Have you noticed that the colder it gets outside, the harder it becomes to drink water? The appeal of a hot cup of tea or coffee is just too strong. However, just because it is winter doesn’t mean you’re safe from dehydration. Staying hydrated is crucial if you’re trying to start or maintain a healthy lifestyle.
What makes drinking enough water during the colder months so difficult is the fact that your body’s thirst response is reduced by up to 40% in winter. This is by your body trying to conserve heat by constricting blood vessels and drawing blood to its core.
Winter dehydration can cause all sorts of unwanted symptoms including dry skin, chapped lips, headaches and dry coughs. During winter you lose a lot more fluid due to the water vapour being lost through your mouth – that steamy cloud you see every time when you exhale in cold air, that’s H2O.
One way of combining H2O and enjoying a warm, soothing beverage is by drinking herbal teas. Delicious varieties such as lemon, ginger, fennel, peppermint or dandelion tea will ensure that you’re adequately hydrated. Adding to its benefits, herbal tea has a range of health benefits including relief from constipation, bloating and IBS, easing nausea and headaches as well as cleansing your blood, liver and kidneys. You can buy these at any health or whole foods store. Most office water coolers have a hot water option, so making a cup of herbal tea is just as convenient as pouring a glass of ice cold water.
If you’re not a fan of herbal teas, you can also try drinking a cup of warm water with a slice of lemon, sweetened with half a teaspoon of honey. This is a great way to not only quench your thirst, but also boost your immune system and soothe a sore throat.

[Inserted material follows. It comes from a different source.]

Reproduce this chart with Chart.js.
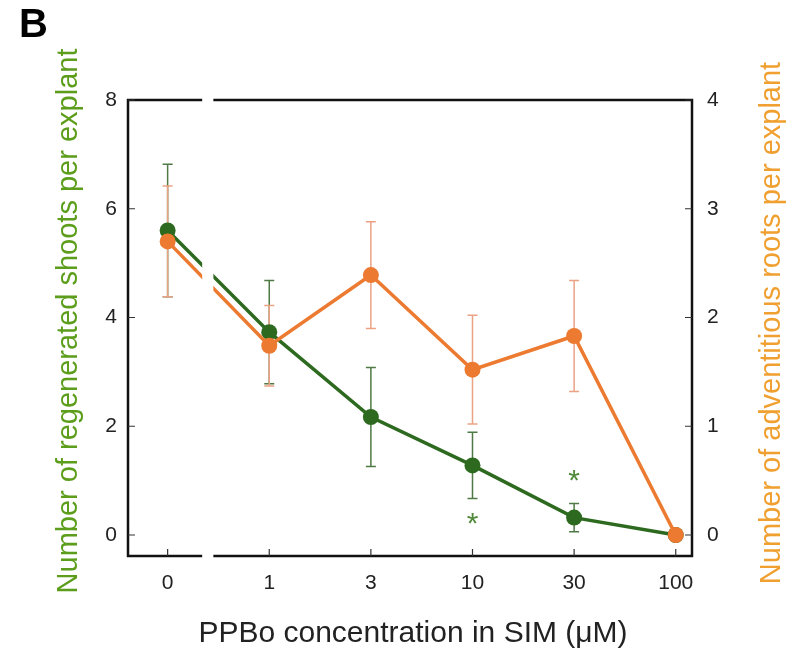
<!DOCTYPE html>
<html>
<head>
<meta charset="utf-8">
<script src="https://cdn.jsdelivr.net/npm/chart.js@4/dist/chart.umd.min.js"></script>
<style>
  html, body { margin: 0; padding: 0; background: #fff; }
  canvas { display: block; }
</style>
</head>
<body>
<canvas id="chart" width="796" height="657"></canvas>
<script>
// PPBo concentration (uM) categories
const concLabels = ['0', '1', '3', '10', '30', '100'];

// shoots per explant (left axis)
const shoots = [5.6, 3.73, 2.17, 1.28, 0.32, 0.0];
const shootsSd = [1.22, 0.95, 0.91, 0.61, 0.26, 0];

// adventitious roots per explant (right axis)
const roots = [2.70, 1.74, 2.39, 1.52, 1.83, 0.0];
const rootsSd = [0.51, 0.37, 0.49, 0.50, 0.51, 0];

// significance marks: category index + left-axis value
const starX = [3, 4];
const starY = [0.29, 1.08];

const leftTicks = [0, 2, 4, 6, 8];
const rightTicks = [0, 1, 2, 3, 4];

const GREEN = '#2d6a1f';
const ORANGE = '#ec7a30';
const FONT = '"Liberation Sans", Arial, sans-serif';

const toPoints = arr => arr.map((v, i) => ({ x: i, y: v }));

// error bars, frame with axis break, inward ticks, titles
const decor = {
  id: 'decor',
  beforeDatasetsDraw(chart) {
    const ctx = chart.ctx;
    const x = chart.scales.x;
    const bars = [
      { scale: chart.scales.y, vals: shoots, sd: shootsSd, color: '#4f7a45' },
      { scale: chart.scales.y1, vals: roots, sd: rootsSd, color: '#eba284' }
    ];
    ctx.save();
    ctx.lineWidth = 1.5;
    bars.forEach(b => {
      ctx.strokeStyle = b.color;
      b.vals.forEach((v, i) => {
        if (!b.sd[i]) return;
        const px = x.getPixelForValue(i);
        const top = b.scale.getPixelForValue(v + b.sd[i]);
        const bot = b.scale.getPixelForValue(v - b.sd[i]);
        ctx.beginPath();
        ctx.moveTo(px, top); ctx.lineTo(px, bot);
        ctx.moveTo(px - 5, top); ctx.lineTo(px + 5, top);
        ctx.moveTo(px - 5, bot); ctx.lineTo(px + 5, bot);
        ctx.stroke();
      });
    });
    ctx.restore();
  },
  afterDatasetsDraw(chart) {
    const ctx = chart.ctx;
    const a = chart.chartArea;
    const x = chart.scales.x, y = chart.scales.y, y1 = chart.scales.y1;
    const gapL = x.getPixelForValue(0.34);
    const gapR = x.getPixelForValue(0.45);
    ctx.save();
    // axis break
    ctx.fillStyle = '#fff';
    ctx.fillRect(gapL, a.top - 3, gapR - gapL, a.bottom - a.top + 6);
    // frame
    ctx.strokeStyle = '#111';
    ctx.lineWidth = 2.5;
    ctx.beginPath();
    ctx.moveTo(a.left, a.top); ctx.lineTo(gapL, a.top);
    ctx.moveTo(gapR, a.top); ctx.lineTo(a.right, a.top);
    ctx.moveTo(a.left, a.bottom); ctx.lineTo(gapL, a.bottom);
    ctx.moveTo(gapR, a.bottom); ctx.lineTo(a.right, a.bottom);
    ctx.moveTo(a.left, a.top - 1.2); ctx.lineTo(a.left, a.bottom + 1.2);
    ctx.moveTo(a.right, a.top - 1.2); ctx.lineTo(a.right, a.bottom + 1.2);
    ctx.stroke();
    // inward ticks
    ctx.lineWidth = 1.2;
    ctx.strokeStyle = '#333';
    ctx.beginPath();
    concLabels.forEach((_, i) => {
      const px = x.getPixelForValue(i);
      ctx.moveTo(px, a.bottom); ctx.lineTo(px, a.bottom - 7);
    });
    leftTicks.forEach(v => {
      const py = y.getPixelForValue(v);
      ctx.moveTo(a.left, py); ctx.lineTo(a.left + 7, py);
    });
    rightTicks.forEach(v => {
      const py = y1.getPixelForValue(v);
      ctx.moveTo(a.right, py); ctx.lineTo(a.right - 7, py);
    });
    ctx.stroke();
    ctx.restore();
  },
  afterDraw(chart) {
    const ctx = chart.ctx;
    const x = chart.scales.x, y = chart.scales.y;
    ctx.save();
    // asterisks
    ctx.fillStyle = '#4f8a3a';
    ctx.font = '30px ' + FONT;
    ctx.textAlign = 'center';
    ctx.textBaseline = 'middle';
    starX.forEach((xi, k) => {
      ctx.fillText('*', x.getPixelForValue(xi), y.getPixelForValue(starY[k]) + 5);
    });
    // panel letter
    ctx.fillStyle = '#000';
    ctx.font = 'bold 40px ' + FONT;
    ctx.textAlign = 'left';
    ctx.textBaseline = 'alphabetic';
    ctx.fillText('B', 19, 37);
    // axis titles
    ctx.font = '30px ' + FONT;
    ctx.textAlign = 'center';
    ctx.fillStyle = '#222';
    ctx.fillText('PPBo concentration in SIM (\u03bcM)', 413, 642);
    ctx.font = '29px ' + FONT;
    ctx.save();
    ctx.translate(77, 321);
    ctx.rotate(-Math.PI / 2);
    ctx.fillStyle = '#5c9e1c';
    ctx.fillText('Number of regenerated shoots per explant', 0, 0);
    ctx.restore();
    ctx.save();
    ctx.translate(780, 323);
    ctx.rotate(-Math.PI / 2);
    ctx.fillStyle = '#f0a030';
    ctx.fillText('Number of adventitious roots per explant', 0, 0);
    ctx.restore();
    ctx.restore();
  }
};

new Chart(document.getElementById('chart'), {
  type: 'line',
  data: {
    datasets: [
      {
        label: 'Shoots',
        data: toPoints(shoots),
        yAxisID: 'y',
        borderColor: GREEN,
        backgroundColor: GREEN,
        borderWidth: 3.5,
        pointRadius: 8,
        pointHoverRadius: 8,
        pointBorderWidth: 0,
        tension: 0,
        order: 2
      },
      {
        label: 'Roots',
        data: toPoints(roots),
        yAxisID: 'y1',
        borderColor: ORANGE,
        backgroundColor: ORANGE,
        borderWidth: 3.5,
        pointRadius: 8,
        pointHoverRadius: 8,
        pointBorderWidth: 0,
        tension: 0,
        order: 1
      }
    ]
  },
  options: {
    responsive: false,
    animation: false,
    layout: { padding: { top: 100, left: 0, right: 0, bottom: 0 } },
    plugins: {
      legend: { display: false },
      tooltip: { enabled: false }
    },
    scales: {
      x: {
        type: 'linear',
        min: -0.39,
        max: 5.16,
        afterBuildTicks: s => { s.ticks = concLabels.map((_, i) => ({ value: i })); },
        afterFit: s => { s.height = 101; },
        grid: { display: false, drawTicks: false },
        border: { display: false },
        ticks: {
          padding: 15,
          color: '#222',
          font: { family: FONT, size: 21 },
          callback: v => concLabels[v]
        }
      },
      y: {
        position: 'left',
        min: -0.386,
        max: 8,
        afterBuildTicks: s => { s.ticks = leftTicks.map(v => ({ value: v })); },
        afterFit: s => { s.width = 128; },
        grid: { display: false, drawTicks: false },
        border: { display: false },
        ticks: { padding: 11, color: '#222', font: { family: FONT, size: 21 } }
      },
      y1: {
        position: 'right',
        min: -0.193,
        max: 4,
        afterBuildTicks: s => { s.ticks = rightTicks.map(v => ({ value: v })); },
        afterFit: s => { s.width = 104; },
        grid: { display: false, drawTicks: false },
        border: { display: false },
        ticks: { padding: 15, color: '#222', font: { family: FONT, size: 21 } }
      }
    }
  },
  plugins: [decor]
});
</script>
</body>
</html>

If you are experiencing a dry mouth, muscle cramps, fatigue or even a headache, you may be suffering from dehydration. When experiencing symptoms like these you may think that you are coming down with something, but it could just be signs of your body crying out for water.
Our bodies are able to survive for five weeks without food, but can’t function for longer than 5 days without water. Dehydration can occur at any time and does not only happen when your body is experiencing stress from ‘hitting the wall’ during running or being stranded in an isolated location for weeks.
There are two types of dehydration that can occur namely acute and chronic. Acute dehydration can be experienced in a short period of time and is due to quick depletion of fluids from the body and overexertion. Chronic dehydration on the other hand occurs when water in your body is not replaced day after day.
When you do not replenish water lost over time, your body redistributes and regulates the available water that you still have – so it basically rations water and only uses it when it’s most needed. At this point, your cells are not getting enough water to operate optimally which results in symptoms that can be mistaken for illness.
How to check if you are dehydrated
If you are not 100% certain that you are dehydrated, here are two ways that can help you identify the tell-tale signs:
This common test involves pinching a roll of skin on the back part of your hand. Simply, pull the skin that is situated between your wrist and your fingers up about half a centimetre high and let go. Your skin should just spring back to its prior position, however, if it bounces back slowly you could be suffering from dehydration.
To check if you are well hydrated your urine will be mostly transparent with a tiny tinge of yellow. There are three colours that you should watch out for that show that you are starting to or are already dehydrated – yellow, chardonnay or orange.
Whether it is from the water cooler, a drinking fountain or even just straight out of the tap remember to drink at least 8 glasses of water a day to avoid getting dehydrated.